At the time of the merger, Riverstone’s board was composed of five directors. Two of those directors controlled Riverstone’s majority stockholder, CAS Capital Limited (“CAS”) and another company, Regis Group Plc (“Regis”). Riverstone had been one of the largest multifamily real estate management companies in the U.S. Following the financial crisis, Riverstone sought to move into the single-family market, acquiring homes at depressed prices, rehabilitating them, leasing them and then managing the leases. Riverstone’s financial advisors recommended that it partner with an entity experienced in buying homes and jointly raise additional capital. The Treehouse Group (“Treehouse”), which had such experience on a smaller scale, Riverstone and Regis then created a new entity, Treehouse Residential Fund, LP (“Treehouse Residential”) to effectuate this strategy on a national scale. Treehouse Residential and the Blackstone Group LP (“Blackstone”) then created Invitation Homes LP (“Invitation Homes”), which “quickly grew to be the nation’s largest single-family rental company” (id. at 7), with a portfolio of approximately 45,000 homes via a total investment of $7.5 billion from Blackstone. Riverstone, despite remaining “integral to the Invitation Homes business model” (id.), never received an ownership interest in Invitation Homes, but did enter into agreements with Blackstone to act as its property manager. Likewise, Invitation Homes “quickly became integral to Riverstone’s business” (id. at 8), which created a separate division focused solely on Invitation Homes properties and advanced significant funds to develop Invitation Homes. Riverstone’s directors provided services directly to Invitation Homes, including payments by Riverstone to the directors and reimbursement by Riverstone of expenses incurred on Invitation Home’s behalf, including payments directly to Regis. Most problematic, while “Riverstone never received an ownership interest in Invitation Homes, many of Riverstone’s directors and officers were given that opportunity and did invest.” (Id. at 9.) Plaintiffs alleged that the directors knew that the opportunity to invest personally was in conflict with their duties to Riverstone, yet all but one of Riverstone’s then directors invested in, and became officers of, Invitation Homes.

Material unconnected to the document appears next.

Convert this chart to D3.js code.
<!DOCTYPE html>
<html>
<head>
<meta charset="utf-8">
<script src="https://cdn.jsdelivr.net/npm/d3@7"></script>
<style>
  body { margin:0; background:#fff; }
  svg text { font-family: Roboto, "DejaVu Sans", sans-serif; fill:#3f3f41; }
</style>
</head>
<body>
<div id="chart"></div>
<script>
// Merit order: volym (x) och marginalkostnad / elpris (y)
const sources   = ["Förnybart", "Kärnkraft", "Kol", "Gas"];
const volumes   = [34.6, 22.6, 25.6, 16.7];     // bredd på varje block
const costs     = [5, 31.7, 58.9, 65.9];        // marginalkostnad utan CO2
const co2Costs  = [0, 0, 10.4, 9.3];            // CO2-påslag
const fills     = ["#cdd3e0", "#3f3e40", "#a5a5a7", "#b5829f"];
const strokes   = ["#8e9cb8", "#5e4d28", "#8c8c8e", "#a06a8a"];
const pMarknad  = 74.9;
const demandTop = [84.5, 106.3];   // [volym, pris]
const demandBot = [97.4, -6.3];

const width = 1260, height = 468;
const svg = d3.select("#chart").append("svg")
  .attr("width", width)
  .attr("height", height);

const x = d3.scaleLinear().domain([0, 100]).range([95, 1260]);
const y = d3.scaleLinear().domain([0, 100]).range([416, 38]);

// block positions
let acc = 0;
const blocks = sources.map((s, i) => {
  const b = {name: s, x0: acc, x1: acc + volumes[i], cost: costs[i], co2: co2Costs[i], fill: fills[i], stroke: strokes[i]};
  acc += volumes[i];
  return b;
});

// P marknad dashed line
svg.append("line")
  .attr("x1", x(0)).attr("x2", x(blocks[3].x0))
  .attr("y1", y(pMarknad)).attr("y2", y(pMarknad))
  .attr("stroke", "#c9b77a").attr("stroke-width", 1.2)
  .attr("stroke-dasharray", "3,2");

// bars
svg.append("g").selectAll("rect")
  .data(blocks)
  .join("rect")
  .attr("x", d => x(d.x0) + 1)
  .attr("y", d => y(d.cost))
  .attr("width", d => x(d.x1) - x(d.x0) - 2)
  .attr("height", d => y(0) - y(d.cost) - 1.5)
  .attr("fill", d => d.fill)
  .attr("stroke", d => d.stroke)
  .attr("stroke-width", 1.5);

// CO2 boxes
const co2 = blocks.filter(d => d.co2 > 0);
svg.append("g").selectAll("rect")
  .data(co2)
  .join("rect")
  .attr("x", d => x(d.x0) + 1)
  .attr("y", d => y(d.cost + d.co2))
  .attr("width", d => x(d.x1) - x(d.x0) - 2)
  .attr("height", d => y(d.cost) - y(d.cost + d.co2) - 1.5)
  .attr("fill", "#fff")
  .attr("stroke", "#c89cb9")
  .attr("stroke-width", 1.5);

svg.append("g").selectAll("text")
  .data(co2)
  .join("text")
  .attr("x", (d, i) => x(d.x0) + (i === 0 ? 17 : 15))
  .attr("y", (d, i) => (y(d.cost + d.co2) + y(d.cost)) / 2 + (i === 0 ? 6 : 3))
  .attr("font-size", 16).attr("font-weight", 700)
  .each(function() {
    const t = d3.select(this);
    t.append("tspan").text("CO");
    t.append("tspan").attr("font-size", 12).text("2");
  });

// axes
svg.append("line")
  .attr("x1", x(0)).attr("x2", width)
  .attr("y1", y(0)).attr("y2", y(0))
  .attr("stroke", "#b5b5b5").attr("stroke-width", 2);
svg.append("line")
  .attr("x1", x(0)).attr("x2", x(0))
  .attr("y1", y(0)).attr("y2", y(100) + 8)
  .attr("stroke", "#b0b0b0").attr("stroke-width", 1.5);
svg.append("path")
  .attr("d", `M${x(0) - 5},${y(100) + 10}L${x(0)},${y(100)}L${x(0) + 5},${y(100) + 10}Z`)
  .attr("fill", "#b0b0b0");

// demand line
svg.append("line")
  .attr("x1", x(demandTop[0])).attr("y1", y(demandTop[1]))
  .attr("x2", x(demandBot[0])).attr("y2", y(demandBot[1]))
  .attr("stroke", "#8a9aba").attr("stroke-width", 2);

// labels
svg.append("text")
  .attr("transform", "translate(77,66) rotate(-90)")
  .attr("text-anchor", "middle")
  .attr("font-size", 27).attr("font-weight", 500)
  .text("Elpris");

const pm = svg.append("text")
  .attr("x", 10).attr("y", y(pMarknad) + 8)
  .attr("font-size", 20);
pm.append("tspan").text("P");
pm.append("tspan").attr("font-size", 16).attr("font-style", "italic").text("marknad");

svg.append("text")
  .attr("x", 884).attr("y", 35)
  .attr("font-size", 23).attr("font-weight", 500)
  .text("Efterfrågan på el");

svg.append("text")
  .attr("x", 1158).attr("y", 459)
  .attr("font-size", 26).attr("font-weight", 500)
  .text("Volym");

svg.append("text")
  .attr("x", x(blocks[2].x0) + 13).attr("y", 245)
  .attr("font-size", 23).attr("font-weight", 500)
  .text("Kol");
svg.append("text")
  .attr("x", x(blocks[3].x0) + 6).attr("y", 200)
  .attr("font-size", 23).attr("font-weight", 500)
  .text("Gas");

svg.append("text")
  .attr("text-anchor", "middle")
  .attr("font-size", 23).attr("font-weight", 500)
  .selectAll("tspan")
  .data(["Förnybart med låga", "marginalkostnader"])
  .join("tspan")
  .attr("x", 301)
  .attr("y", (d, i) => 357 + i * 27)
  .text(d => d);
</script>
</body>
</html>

Thereafter, plaintiffs, minority stockholders in Riverstone, presented Riverstone with the derivative claim that the directors had breached their fiduciary duties by usurping the Invitation Homes opportunity. Plaintiffs also demanded books and records relating to the directors’ equity interests in Invitation Homes. Riverstone refused the books and records request, and plaintiffs filed a Section 220 proceeding. On the same date the Section 220 action was filed, Riverstone executed a merger agreement with Greystar Real Estate Partners, LLC (“Greystar”), a Greystar affiliate, and CAS, through which all common stock of Riverstone would be cashed out. CAS, as majority stockholder in Riverstone, had approved the merger the day before. The merger agreement provided that the acquirers would release claims relating to the usurpation of opportunity and misclassification of loans.

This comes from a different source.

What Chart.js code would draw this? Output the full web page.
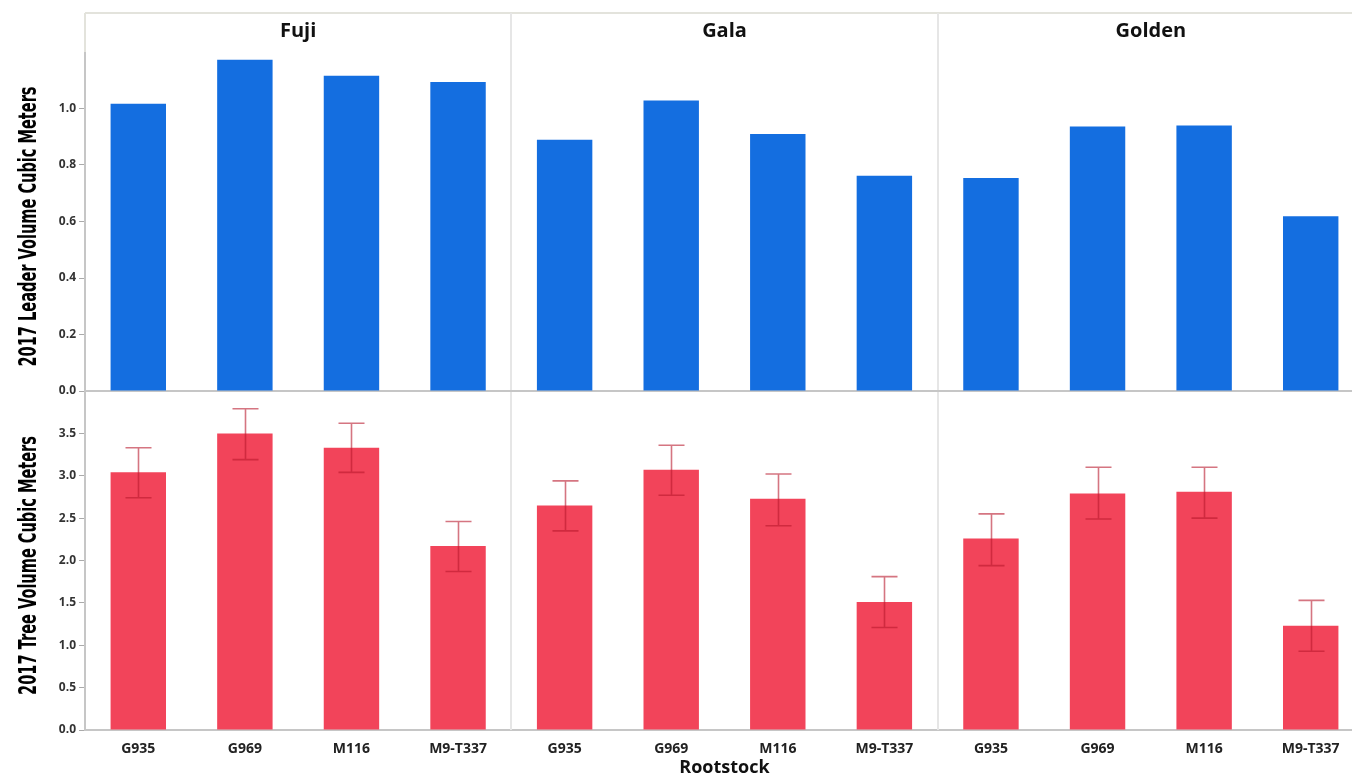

Viewed through Vice Chancellor Glasscock’s lens of a post-merger attack on the fairness of the merger, the issue became “rather simple.” (Id. 1.) By using the merger agreement as a vehicle to not only sell the Company, but also eliminate the purported derivative claims against a majority of the directors, “the defendant directors—to the extent they were stockholders—received the same benefit as the other stockholders, but they received an additional benefit not so shared: they were relieved of potential liability they faced in the usurpation claim.” (Id. at 1.) Thus, the asset of Riverstone—the potential claims against the directors—“was not sold, but was obliterated, and the directors received a special benefit of the sale: relief from potential liability.” (Id. at 21.) Because of this benefit, the former minority stockholders had plausibly pled a cause of action that (1) a derivative claim of usurpation of corporate opportunity against a majority of directors existed pre-merger, (2) the directors were aware of their potential liability for the derivative claims at the time they contemplated the merger, (3) the risk posed by the derivative claim was material to the directors, and (4) the merger agreement obtained by the directors “both eliminated the threatened derivative suit by operation of law, and eliminated any pursuit of the matter as a corporate asset purchased by the acquirer, as a matter of contract.” (Id. at 2; see also id. at 23-38.) Plaintiff former minority stockholders thus had adequately pled “that a majority of the Defendant directors received a material benefit from the merger not shared by the common stockholders” (id. at 2), and thus had pled that a majority of the directors were interested in the transaction and “the presumption of the exercise of business judgment overcome.” (Id. at 38.) Under entire fairness, the directors must “establish that the merger was the product of both fair dealing and fair price.” (Id. at 38-39.) Plaintiffs pled that the merger price was unfair in failing to account for the material benefit received by the directors. Plaintiffs had stated a claim sufficient to withstand a motion to dismiss. (Id. at 38-40.)

Vice Chancellor Glasscock, however, warned that the “Court must be wary” of allegations that directors were interested in a merger transaction.

If a conclusory allegation—that a potential derivative suit against directors existed, but was extinguished by a merger—was sufficient to show that directors were interested in the merger, much ground for strike suits and other mischief would be possible. Here, however, the Plaintiffs plead particularized facts with respect to individual directors showing the existence of a chose-in-action against the directors which, if brought as a claim would have survived a motion to dismiss; that the director at the time of negotiating and recommending the merger was aware of the potential action; that the potential for liability was material to the director; and that the directors obtained and recommended an agreement that extinguished the claim by contract.

(Id. at 22.) These particularized allegations, against a majority of directors, were “sufficient to rebut the business judgment rule” (id.), and serve as a warning to future boards of directors of how not to try to dispose of derivative claims against them.